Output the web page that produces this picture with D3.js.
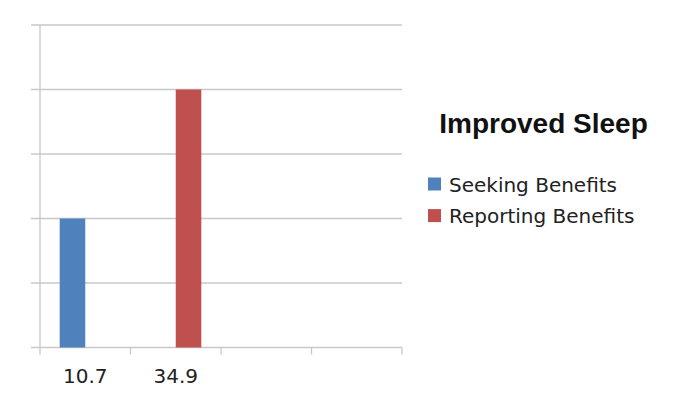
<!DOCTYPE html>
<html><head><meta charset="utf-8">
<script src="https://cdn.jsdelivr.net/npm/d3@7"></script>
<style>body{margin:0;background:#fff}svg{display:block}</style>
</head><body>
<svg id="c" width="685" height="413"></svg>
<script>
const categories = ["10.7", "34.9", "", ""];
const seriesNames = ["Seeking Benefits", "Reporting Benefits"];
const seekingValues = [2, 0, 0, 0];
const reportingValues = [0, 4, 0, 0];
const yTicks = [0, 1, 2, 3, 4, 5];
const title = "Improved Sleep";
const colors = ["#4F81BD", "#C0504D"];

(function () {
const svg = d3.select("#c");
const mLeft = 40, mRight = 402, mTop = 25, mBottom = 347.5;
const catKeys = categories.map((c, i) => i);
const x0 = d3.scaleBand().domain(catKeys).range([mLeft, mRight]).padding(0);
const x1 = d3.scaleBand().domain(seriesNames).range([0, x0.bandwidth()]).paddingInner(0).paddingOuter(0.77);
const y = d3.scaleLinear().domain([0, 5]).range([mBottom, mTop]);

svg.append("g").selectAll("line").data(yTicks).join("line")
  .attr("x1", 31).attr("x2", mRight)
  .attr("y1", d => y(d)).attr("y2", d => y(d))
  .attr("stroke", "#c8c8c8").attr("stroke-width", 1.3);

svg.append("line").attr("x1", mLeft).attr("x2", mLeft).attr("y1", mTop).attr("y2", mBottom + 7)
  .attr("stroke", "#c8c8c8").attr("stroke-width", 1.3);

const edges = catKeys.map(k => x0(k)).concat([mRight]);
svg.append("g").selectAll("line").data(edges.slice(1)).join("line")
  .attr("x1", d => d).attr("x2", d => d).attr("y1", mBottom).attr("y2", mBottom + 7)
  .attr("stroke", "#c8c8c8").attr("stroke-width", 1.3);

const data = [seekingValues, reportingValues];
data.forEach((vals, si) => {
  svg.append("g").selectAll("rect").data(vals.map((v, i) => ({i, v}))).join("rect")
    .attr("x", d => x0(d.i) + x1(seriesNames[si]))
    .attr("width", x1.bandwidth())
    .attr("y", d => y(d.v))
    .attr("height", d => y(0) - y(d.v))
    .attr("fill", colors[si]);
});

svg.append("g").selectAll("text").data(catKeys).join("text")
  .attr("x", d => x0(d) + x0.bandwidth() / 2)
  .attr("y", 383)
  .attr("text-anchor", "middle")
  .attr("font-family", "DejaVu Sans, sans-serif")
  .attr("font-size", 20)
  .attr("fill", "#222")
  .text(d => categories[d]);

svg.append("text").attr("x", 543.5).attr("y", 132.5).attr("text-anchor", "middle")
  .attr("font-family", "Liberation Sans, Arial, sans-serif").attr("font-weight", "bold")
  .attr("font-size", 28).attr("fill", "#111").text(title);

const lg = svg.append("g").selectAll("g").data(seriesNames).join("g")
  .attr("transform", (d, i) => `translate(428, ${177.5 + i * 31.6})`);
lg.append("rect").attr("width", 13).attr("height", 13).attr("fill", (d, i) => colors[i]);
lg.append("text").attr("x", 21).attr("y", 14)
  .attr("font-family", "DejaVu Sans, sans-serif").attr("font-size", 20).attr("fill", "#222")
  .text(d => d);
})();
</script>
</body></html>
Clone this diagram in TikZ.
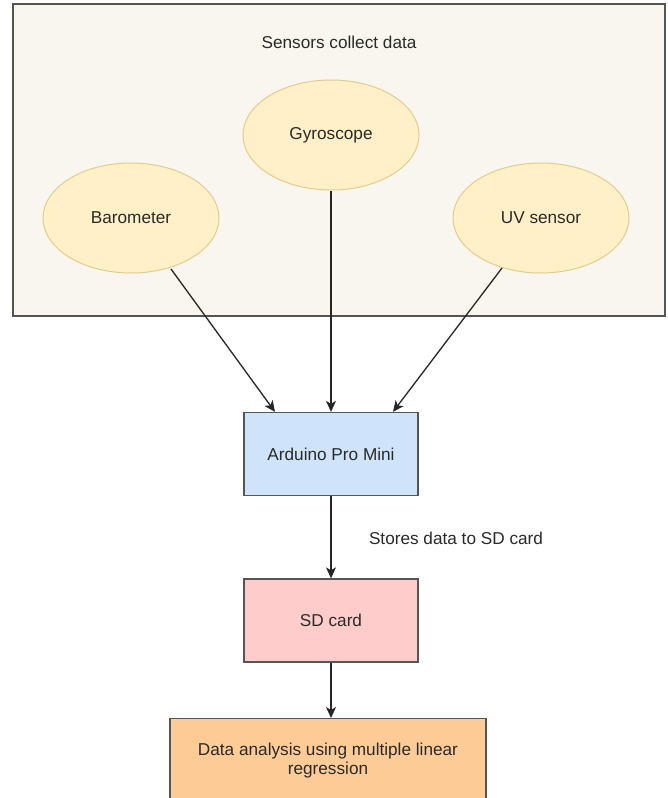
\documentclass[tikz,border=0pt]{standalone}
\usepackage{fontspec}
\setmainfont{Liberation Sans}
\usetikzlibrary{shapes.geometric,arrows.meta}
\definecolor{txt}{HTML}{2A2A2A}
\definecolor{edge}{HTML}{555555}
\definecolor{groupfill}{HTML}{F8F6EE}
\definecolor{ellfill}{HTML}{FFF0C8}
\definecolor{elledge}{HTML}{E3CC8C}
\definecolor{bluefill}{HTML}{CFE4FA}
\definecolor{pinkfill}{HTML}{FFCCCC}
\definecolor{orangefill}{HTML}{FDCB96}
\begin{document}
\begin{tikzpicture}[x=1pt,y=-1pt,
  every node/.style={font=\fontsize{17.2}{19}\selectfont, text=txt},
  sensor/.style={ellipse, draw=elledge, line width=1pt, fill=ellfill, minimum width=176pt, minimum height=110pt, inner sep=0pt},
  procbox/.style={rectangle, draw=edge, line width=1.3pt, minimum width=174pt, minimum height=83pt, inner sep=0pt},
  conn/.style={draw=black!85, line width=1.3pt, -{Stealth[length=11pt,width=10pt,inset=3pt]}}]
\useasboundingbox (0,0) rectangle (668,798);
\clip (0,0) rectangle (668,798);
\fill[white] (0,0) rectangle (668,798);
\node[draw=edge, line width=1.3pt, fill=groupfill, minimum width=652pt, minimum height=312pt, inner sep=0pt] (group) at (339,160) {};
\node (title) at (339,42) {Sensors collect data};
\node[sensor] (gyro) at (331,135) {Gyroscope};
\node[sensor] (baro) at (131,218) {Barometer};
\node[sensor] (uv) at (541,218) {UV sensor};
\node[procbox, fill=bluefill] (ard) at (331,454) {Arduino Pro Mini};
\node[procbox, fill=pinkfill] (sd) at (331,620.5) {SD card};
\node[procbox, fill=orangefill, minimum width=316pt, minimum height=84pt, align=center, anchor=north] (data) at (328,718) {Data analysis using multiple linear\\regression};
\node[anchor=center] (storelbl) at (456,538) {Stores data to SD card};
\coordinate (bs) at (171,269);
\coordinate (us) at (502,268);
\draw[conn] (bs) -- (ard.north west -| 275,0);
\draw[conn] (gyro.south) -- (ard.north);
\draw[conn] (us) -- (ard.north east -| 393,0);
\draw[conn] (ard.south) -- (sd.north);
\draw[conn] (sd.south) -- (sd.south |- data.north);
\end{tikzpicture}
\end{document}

§ **Exercise requirements**
Reproduce the entries exactly. Do not carry over any picture.

§ **Full solution**
Output the web page that produces this picture with D3.js.
<!DOCTYPE html>
<html><head><meta charset="utf-8">
<script src="https://cdn.jsdelivr.net/npm/d3@7"></script>
<style>body{margin:0;background:#fff}svg{display:block}</style>
</head><body>
<svg id="c" width="685" height="413"></svg>
<script>
const categories = ["10.7", "34.9", "", ""];
const seriesNames = ["Seeking Benefits", "Reporting Benefits"];
const seekingValues = [2, 0, 0, 0];
const reportingValues = [0, 4, 0, 0];
const yTicks = [0, 1, 2, 3, 4, 5];
const title = "Improved Sleep";
const colors = ["#4F81BD", "#C0504D"];

(function () {
const svg = d3.select("#c");
const mLeft = 40, mRight = 402, mTop = 25, mBottom = 347.5;
const catKeys = categories.map((c, i) => i);
const x0 = d3.scaleBand().domain(catKeys).range([mLeft, mRight]).padding(0);
const x1 = d3.scaleBand().domain(seriesNames).range([0, x0.bandwidth()]).paddingInner(0).paddingOuter(0.77);
const y = d3.scaleLinear().domain([0, 5]).range([mBottom, mTop]);

svg.append("g").selectAll("line").data(yTicks).join("line")
  .attr("x1", 31).attr("x2", mRight)
  .attr("y1", d => y(d)).attr("y2", d => y(d))
  .attr("stroke", "#c8c8c8").attr("stroke-width", 1.3);

svg.append("line").attr("x1", mLeft).attr("x2", mLeft).attr("y1", mTop).attr("y2", mBottom + 7)
  .attr("stroke", "#c8c8c8").attr("stroke-width", 1.3);

const edges = catKeys.map(k => x0(k)).concat([mRight]);
svg.append("g").selectAll("line").data(edges.slice(1)).join("line")
  .attr("x1", d => d).attr("x2", d => d).attr("y1", mBottom).attr("y2", mBottom + 7)
  .attr("stroke", "#c8c8c8").attr("stroke-width", 1.3);

const data = [seekingValues, reportingValues];
data.forEach((vals, si) => {
  svg.append("g").selectAll("rect").data(vals.map((v, i) => ({i, v}))).join("rect")
    .attr("x", d => x0(d.i) + x1(seriesNames[si]))
    .attr("width", x1.bandwidth())
    .attr("y", d => y(d.v))
    .attr("height", d => y(0) - y(d.v))
    .attr("fill", colors[si]);
});

svg.append("g").selectAll("text").data(catKeys).join("text")
  .attr("x", d => x0(d) + x0.bandwidth() / 2)
  .attr("y", 383)
  .attr("text-anchor", "middle")
  .attr("font-family", "DejaVu Sans, sans-serif")
  .attr("font-size", 20)
  .attr("fill", "#222")
  .text(d => categories[d]);

svg.append("text").attr("x", 543.5).attr("y", 132.5).attr("text-anchor", "middle")
  .attr("font-family", "Liberation Sans, Arial, sans-serif").attr("font-weight", "bold")
  .attr("font-size", 28).attr("fill", "#111").text(title);

const lg = svg.append("g").selectAll("g").data(seriesNames).join("g")
  .attr("transform", (d, i) => `translate(428, ${177.5 + i * 31.6})`);
lg.append("rect").attr("width", 13).attr("height", 13).attr("fill", (d, i) => colors[i]);
lg.append("text").attr("x", 21).attr("y", 14)
  .attr("font-family", "DejaVu Sans, sans-serif").attr("font-size", 20).attr("fill", "#222")
  .text(d => d);
})();
</script>
</body></html>
Clone this diagram in TikZ.
\documentclass[tikz,border=0pt]{standalone}
\usepackage{fontspec}
\setmainfont{Liberation Sans}
\usetikzlibrary{shapes.geometric,arrows.meta}
\definecolor{txt}{HTML}{2A2A2A}
\definecolor{edge}{HTML}{555555}
\definecolor{groupfill}{HTML}{F8F6EE}
\definecolor{ellfill}{HTML}{FFF0C8}
\definecolor{elledge}{HTML}{E3CC8C}
\definecolor{bluefill}{HTML}{CFE4FA}
\definecolor{pinkfill}{HTML}{FFCCCC}
\definecolor{orangefill}{HTML}{FDCB96}
\begin{document}
\begin{tikzpicture}[x=1pt,y=-1pt,
  every node/.style={font=\fontsize{17.2}{19}\selectfont, text=txt},
  sensor/.style={ellipse, draw=elledge, line width=1pt, fill=ellfill, minimum width=176pt, minimum height=110pt, inner sep=0pt},
  procbox/.style={rectangle, draw=edge, line width=1.3pt, minimum width=174pt, minimum height=83pt, inner sep=0pt},
  conn/.style={draw=black!85, line width=1.3pt, -{Stealth[length=11pt,width=10pt,inset=3pt]}}]
\useasboundingbox (0,0) rectangle (668,798);
\clip (0,0) rectangle (668,798);
\fill[white] (0,0) rectangle (668,798);
\node[draw=edge, line width=1.3pt, fill=groupfill, minimum width=652pt, minimum height=312pt, inner sep=0pt] (group) at (339,160) {};
\node (title) at (339,42) {Sensors collect data};
\node[sensor] (gyro) at (331,135) {Gyroscope};
\node[sensor] (baro) at (131,218) {Barometer};
\node[sensor] (uv) at (541,218) {UV sensor};
\node[procbox, fill=bluefill] (ard) at (331,454) {Arduino Pro Mini};
\node[procbox, fill=pinkfill] (sd) at (331,620.5) {SD card};
\node[procbox, fill=orangefill, minimum width=316pt, minimum height=84pt, align=center, anchor=north] (data) at (328,718) {Data analysis using multiple linear\\regression};
\node[anchor=center] (storelbl) at (456,538) {Stores data to SD card};
\coordinate (bs) at (171,269);
\coordinate (us) at (502,268);
\draw[conn] (bs) -- (ard.north west -| 275,0);
\draw[conn] (gyro.south) -- (ard.north);
\draw[conn] (us) -- (ard.north east -| 393,0);
\draw[conn] (ard.south) -- (sd.north);
\draw[conn] (sd.south) -- (sd.south |- data.north);
\end{tikzpicture}
\end{document}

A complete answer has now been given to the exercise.